El Glorioso retomó camino mientras sus hombres reparaban los daños del combate. Ya quedaba poco para llegar a España: a lo lejos se divisaba la costa gallega de Finisterre. Pero ese mismo día, 14 de agosto, aparece un nuevo enemigo, aún más poderoso: tres barcos ingleses, un navío de sesenta cañones y dos fragatas. Esta vez la táctica inglesa fue distinta: el navío atacó frontalmente a nuestro Glorioso. Al cabo de tres horas de cañoneo, el barco inglés se retiraba hecho una ruina. Las fragatas se lanzaron entonces a por el Glorioso, pero los cañones de don Pedro y su pericia marinera lograron que nuestro barco se zafara de la persecución. El 16 de agosto, el Glorioso atracaba en el puerto de Corcubión y don Pedro hacía cuenta de los daños: el bauprés hecho añicos, rotas muchas de las vergas y las jarcias, acribillada la popa, cinco muertos y cuarenta y cuatro heridos. Pero detrás había dejado a cinco barcos enemigos vencidos.

La epopeya final

¿Había acabado la epopeya del Glorioso? No. Hecho de nuevo a la mar, para completar las reparaciones en mejor puerto –en los astilleros del Ferrol-, un fuerte viento contrario obliga a don Pedro a virar en redondo. Decide entonces dirigirse a Cádiz. Una ruta peligrosa, llena de ingleses que están deseando vengar la derrota de sus barcos. El Glorioso logra sortear a los ingleses a lo largo de toda la costa portuguesa, pero al pasar el cabo de San Vicente se da de bruces con diez -¡diez!- barcos ingleses. Así comienza uno de los combates navales más impresionantes y desiguales de la historia.
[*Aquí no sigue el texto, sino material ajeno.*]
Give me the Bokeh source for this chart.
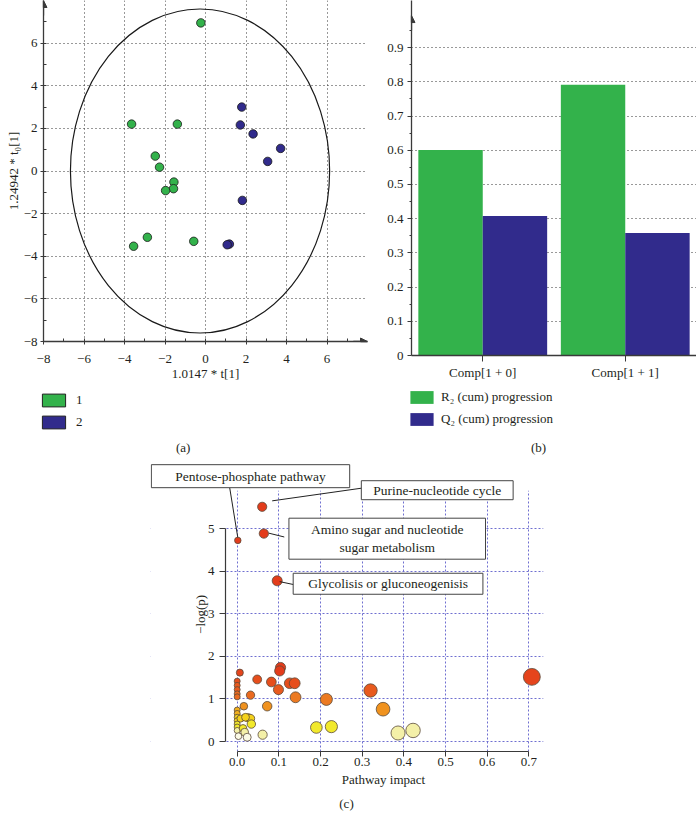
import numpy as np
from bokeh.plotting import figure
from bokeh.models import (Range1d, FixedTicker, Legend, LegendItem, Label, Arrow,
                          NormalHead, ColumnDataSource, LinearColorMapper, BoxAnnotation)
from bokeh.layouts import row, column
from bokeh.transform import dodge, transform
from bokeh.embed import file_html
from bokeh.resources import INLINE

FONT = "Liberation Serif"
TXT = "#231f20"
AX = "#3a3a3a"

# ---------------- (a) score plot data ----------------
group_names = ["1", "2"]
g1_t = [-0.23, -3.65, -1.39, -2.48, -2.27, -1.56, -1.58, -1.97, -2.87, -3.55, -0.58]
g1_to = [6.95, 2.20, 2.20, 0.70, 0.18, -0.52, -0.83, -0.92, -3.11, -3.53, -3.30]
g2_t = [1.79, 1.72, 2.35, 3.71, 3.07, 1.82, 1.18, 1.07]
g2_to = [3.00, 2.16, 1.74, 1.06, 0.45, -1.38, -3.43, -3.46]
ellipse_center = [-0.27, 0.0]
ellipse_axes = [12.8, 15.2]
a_xticks = [-8, -6, -4, -2, 0, 2, 4, 6]
a_yticks = [-8, -6, -4, -2, 0, 2, 4, 6]
a_minor = [-7, -5, -3, -1, 1, 3, 5, 7]

# ---------------- (b) model progression data ----------------
comps = ["Comp[1 + 0]", "Comp[1 + 1]"]
r2_cum = [0.601, 0.792]
q2_cum = [0.408, 0.358]
b_yticks = [0, 0.1, 0.2, 0.3, 0.4, 0.5, 0.6, 0.7, 0.8, 0.9]
b_ylabels = ["0", "0.1", "0.2", "0.3", "0.4", "0.5", "0.6", "0.7", "0.8", "0.9"]
b_series = ["R₂ (cum) progression", "Q₂ (cum) progression"]

# ---------------- (c) pathway impact data ----------------
impact = [0.0015, 0.060, 0.064, 0.096,
          0.0064, 0.0, 0.0, 0.0, 0.0, 0.0,
          0.048, 0.082, 0.104, 0.102, 0.099, 0.126, 0.138, 0.140,
          0.214, 0.320, 0.350, 0.032, 0.016, 0.072,
          0.190, 0.226, 0.386, 0.422, 0.707, 0.061,
          0.0, 0.0, 0.0, 0.0, 0.0, 0.0, 0.0, 0.003,
          0.026, 0.032, 0.034, 0.014, 0.018, 0.024, 0.008, 0.020]
neglogp = [4.73, 5.52, 4.89, 3.78,
           1.62, 1.42, 1.32, 1.22, 1.12, 1.05,
           1.46, 1.40, 1.74, 1.66, 1.22, 1.37, 1.37, 1.04,
           0.99, 1.20, 0.76, 1.09, 0.83, 0.83,
           0.33, 0.35, 0.20, 0.26, 1.52, 0.16,
           0.74, 0.66, 0.57, 0.49, 0.41, 0.34, 0.26, 0.125,
           0.56, 0.54, 0.41, 0.31, 0.22, 0.10, 0.54, 0.57]
c_xticks = [0.0, 0.1, 0.2, 0.3, 0.4, 0.5, 0.6, 0.7]
c_xlabels = ["0.0", "0.1", "0.2", "0.3", "0.4", "0.5", "0.6", "0.7"]
c_yticks = [0, 1, 2, 3, 4, 5]
c_xtitle = "Pathway impact"
c_ytitle = "−log(p)"
pathway_names = ["Pentose-phosphate pathway", "Purine-nucleotide cycle",
                 "Amino sugar and nucleotide\nsugar metabolism",
                 "Glycolisis or gluconeogenisis"]
panel_tags = ["(a)", "(b)", "(c)"]

GREEN = "#33b24b"
BLUE = "#312b8c"
heat = ["#fbfae6", "#f4f0a8", "#f2e92c", "#f4d21c", "#f3b11e", "#f0921e",
        "#ec7a22", "#ea6a20", "#e85a1e", "#e64e1c", "#e5441c"]


def style_axis(ax, size="13px"):
    ax.major_label_text_font = FONT
    ax.major_label_text_font_size = size
    ax.major_label_text_color = TXT
    ax.axis_label_text_font = FONT
    ax.axis_label_text_font_size = "13px"
    ax.axis_label_text_font_style = "normal"
    ax.axis_label_text_color = TXT
    ax.axis_line_color = AX
    ax.major_tick_line_color = AX
    ax.minor_tick_line_color = AX


def base_fig(**kw):
    p = figure(output_backend="svg", toolbar_location=None, **kw)
    p.outline_line_color = None
    p.background_fill_color = "white"
    p.border_fill_color = "white"
    return p


def text_label(p, text, x, y, **kw):
    p.add_layout(Label(x=x, y=y, text=text, text_font=FONT, text_font_size="13px",
                       text_color=TXT, text_align="center", text_baseline="middle", **kw))


# ===================== (a) =====================
pa = base_fig(width=372, height=384, x_range=Range1d(-8, 8), y_range=Range1d(-8, 8),
              min_border_left=43, min_border_right=5, min_border_top=0, min_border_bottom=43)
for ax in (pa.xaxis[0], pa.yaxis[0]):
    style_axis(ax)
    ax.axis_line_width = 1.3
    ax.major_tick_in = 3
    ax.major_tick_out = 3
    ax.minor_tick_in = 3
    ax.minor_tick_out = 0
pa.xaxis.ticker = FixedTicker(ticks=a_xticks, minor_ticks=a_minor)
pa.yaxis.ticker = FixedTicker(ticks=a_yticks, minor_ticks=a_minor)
pa.xaxis.major_label_overrides = {t: str(t).replace("-", "−") for t in a_xticks}
pa.yaxis.major_label_overrides = {t: str(t).replace("-", "−") for t in a_yticks}
pa.xaxis.major_label_standoff = 10
pa.yaxis.major_label_standoff = 3
pa.xaxis.axis_label = "1.0147 * t[1]"
pa.yaxis.axis_label = "1.24942 * t₀[1]"
pa.xaxis.axis_label_standoff = 0
pa.yaxis.axis_label_standoff = 0
pa.xgrid.ticker = FixedTicker(ticks=a_xticks[1:])
pa.ygrid.ticker = FixedTicker(ticks=a_yticks[1:])
for g in (pa.xgrid[0], pa.ygrid[0]):
    g.grid_line_color = "#333333"
    g.grid_line_dash = "1 3"
    g.grid_line_width = 1

pa.ellipse(x=[ellipse_center[0]], y=[ellipse_center[1]], width=[ellipse_axes[0]],
           height=[ellipse_axes[1]], fill_color=None, line_color="#1a1a1a", line_width=1.2)
pa.scatter(g1_t, g1_to, size=8.5, fill_color=GREEN, line_color="#1a1a1a", line_width=0.8)
pa.scatter(g2_t, g2_to, size=8.5, fill_color=BLUE, line_color="#1a1a1a", line_width=0.8)
pa.add_layout(Arrow(end=NormalHead(size=7, fill_color=AX, line_color=AX),
                    x_start=7.3, y_start=-8, x_end=8, y_end=-8, line_color=AX, line_width=1.3))
pa.add_layout(Arrow(end=NormalHead(size=7, fill_color=AX, line_color=AX),
                    x_start=-8, y_start=7.3, x_end=-8, y_end=8, line_color=AX, line_width=1.3))

# ===================== (b) =====================
pb = base_fig(width=324, height=384, x_range=comps, y_range=Range1d(0, 1.038),
              min_border_left=39, min_border_right=0, min_border_top=0, min_border_bottom=29)
srcb = ColumnDataSource(dict(comp=comps, r2=r2_cum, q2=q2_cum))
pb.vbar(x=dodge("comp", -0.226, range=pb.x_range), top="r2", width=0.452, source=srcb,
        fill_color=GREEN, line_color=None)
pb.vbar(x=dodge("comp", 0.226, range=pb.x_range), top="q2", width=0.452, source=srcb,
        fill_color=BLUE, line_color=None)
for ax in (pb.xaxis[0], pb.yaxis[0]):
    style_axis(ax)
    ax.axis_line_width = 1.3
pb.xaxis.major_tick_out = 6
pb.xaxis.major_tick_in = 0
pb.xaxis.minor_tick_out = 0
pb.xaxis.major_label_standoff = 3
pb.yaxis.ticker = FixedTicker(ticks=b_yticks, minor_ticks=[t + 0.05 for t in b_yticks])
pb.yaxis.major_label_overrides = dict(zip(b_yticks, b_ylabels))
pb.yaxis.major_tick_out = 4
pb.yaxis.major_tick_in = 0
pb.yaxis.minor_tick_out = 2
pb.yaxis.minor_tick_in = 0
pb.yaxis.major_label_standoff = 4
pb.xgrid.visible = False
pb.ygrid.ticker = FixedTicker(ticks=b_yticks[1:])
pb.ygrid.grid_line_color = "#333333"
pb.ygrid.grid_line_dash = "1 3"
pb.add_layout(Arrow(end=NormalHead(size=7, fill_color=AX, line_color=AX),
                    x_start=0, y_start=0.95, x_end=0, y_end=0.994, line_color=AX, line_width=1.3))

# ===================== legends strip (1 data unit = 1 px) =====================
ps = base_fig(width=696, height=72, x_range=Range1d(0, 696), y_range=Range1d(0, 72),
              x_axis_type=None, y_axis_type=None,
              min_border_left=0, min_border_right=0, min_border_top=0, min_border_bottom=0)
ps.grid.visible = False


def legend_in_strip(names, colors, loc, standoff, line_color):
    items = []
    for n, c in zip(names, colors):
        r = ps.vbar(x=[np.nan], top=[np.nan], width=1, fill_color=c,
                    line_color=line_color, line_width=1)
        items.append(LegendItem(label=n, renderers=[r]))
    ps.add_layout(Legend(items=items, location=loc, glyph_width=29, glyph_height=16,
                         label_height=16, spacing=6, padding=0, margin=0,
                         label_standoff=standoff, border_line_alpha=0, background_fill_alpha=0,
                         label_text_font=FONT, label_text_font_size="13px",
                         label_text_color=TXT))


legend_in_strip(group_names, [GREEN, BLUE], (39, 26), 8, "#222222")
legend_in_strip(b_series, [GREEN, BLUE], (407, 29), 5, None)
text_label(ps, panel_tags[0], 182.7, 9)
text_label(ps, panel_tags[1], 538, 9)

# ===================== (c) =====================
pc = base_fig(width=696, height=316, x_range=Range1d(-0.208, 0.735), y_range=Range1d(-0.235, 6.703),
              min_border_left=150, min_border_right=153, min_border_top=0, min_border_bottom=21)
for ax in (pc.xaxis[0], pc.yaxis[0]):
    style_axis(ax)
    ax.axis_line_width = 1.2
    ax.major_tick_in = 0
    ax.minor_tick_out = 0
    ax.minor_tick_in = 0
pc.xaxis.ticker = FixedTicker(ticks=c_xticks)
pc.xaxis.major_label_overrides = dict(zip(c_xticks, c_xlabels))
pc.xaxis.bounds = (c_xticks[0], c_xticks[-1])
pc.xaxis.major_tick_out = 5
pc.xaxis.major_label_standoff = 1
pc.yaxis.ticker = FixedTicker(ticks=c_yticks)
pc.yaxis.bounds = (c_yticks[0], c_yticks[-1])
pc.yaxis.fixed_location = -0.028
pc.yaxis.major_tick_out = 6
pc.yaxis.major_label_standoff = 5
pc.xgrid.ticker = FixedTicker(ticks=c_xticks)
pc.ygrid.ticker = FixedTicker(ticks=c_yticks)
for g in (pc.xgrid[0], pc.ygrid[0]):
    g.grid_line_color = "#6f6fd0"
    g.grid_line_dash = "2 2"
    g.grid_line_width = 1
# white masks: the grid only covers the region right of the y axis and below ~5.9
pc.add_layout(BoxAnnotation(bottom=5.9, fill_color="white", fill_alpha=1, line_alpha=0,
                            level="underlay"))
pc.add_layout(BoxAnnotation(right=-0.028, fill_color="white", fill_alpha=1, line_alpha=0,
                            level="underlay"))

mapper = LinearColorMapper(palette=heat, low=0.0, high=1.65, high_color="#e33c1b")
srcc = ColumnDataSource(dict(x=impact, y=neglogp, s=6 + 13 * np.sqrt(np.array(impact))))
pc.scatter("x", "y", size="s", source=srcc, fill_color=transform("y", mapper),
           line_color="#5a4a3a", line_width=0.8)

text_label(pc, c_ytitle, -0.088, 2.99, angle=np.pi / 2)

leaders = [((-0.018, 5.97), (0.0014, 4.80)),
           ((0.300, 5.96), (0.084, 5.66)),
           ((0.076, 4.90), (0.113, 4.81)),
           ((0.102, 3.76), (0.136, 3.69))]
for (x0, y0), (x1, y1) in leaders:
    pc.add_layout(Arrow(end=None, x_start=x0, y_start=y0, x_end=x1, y_end=y1,
                        line_color="#222222", line_width=1))
boxes = [(0.032, 6.24, dict(left=24, right=24, top=4, bottom=4)),
         (0.480, 5.91, dict(left=12, right=12, top=2, bottom=2)),
         (0.360, 4.77, dict(left=22, right=22, top=4, bottom=4)),
         (0.362, 3.71, dict(left=15, right=15, top=3, bottom=3))]
for name, (bx, by, pad) in zip(pathway_names, boxes):
    pc.add_layout(Label(x=bx, y=by, text=name, text_font=FONT, text_font_size="13.5px",
                        text_color=TXT, text_align="center", text_baseline="middle",
                        background_fill_color="white", border_line_color="#444444",
                        border_line_width=1, padding=pad))

# ===================== (c) title strip =====================
pt = base_fig(width=696, height=43, x_range=Range1d(0, 696), y_range=Range1d(0, 43),
              x_axis_type=None, y_axis_type=None,
              min_border_left=0, min_border_right=0, min_border_top=0, min_border_bottom=0)
pt.grid.visible = False
text_label(pt, c_xtitle, 383, 36)
text_label(pt, panel_tags[2], 346, 12)

layout = column(row(column(pa), column(pb)), column(ps), column(pc), column(pt))
open("out.html", "w").write(file_html(layout, INLINE))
Los ingleses atacan como la primera vez: lanzando primero a las fragatas para que averíen al Glorioso y reservando a los navíos más poderosos –en este caso, el Darmouth, de 60 cañones- para hundir al enemigo. Don Pedro hace frente a las fragatas: el Glorioso recibe daños, pero las fuerza a huir. Cuando llega el matador, el Darmouth, un proyectil español acierta de lleno en la santabárbara del barco inglés, que estalla en mil pedazos. Furiosos, los ingleses envían más barcos. Se combate de noche. Entra en escena un navío gigantesco, el Russell, de tres puentes y ochenta cañones, con otras dos fragatas. A estas alturas el Glorioso ya está acribillado por todas partes, averiado, inmóvil en el agua, pero sigue resistiendo hasta el amanecer. Hasta entonces no arría Don Pedro su pabellón. Tenía treinta y tres muertos y ciento treinta heridos, el barco lleno de agujeros… ¿Y el tesoro? El tesoro lo había dejado a buen recaudo en Corcubión. El marino español había cumplido su misión y, de paso, había destrozado una buena porción de la flota inglesa. Los británicos trataron a don Pedro Mesía de la Cerda como a un héroe. No era para menos.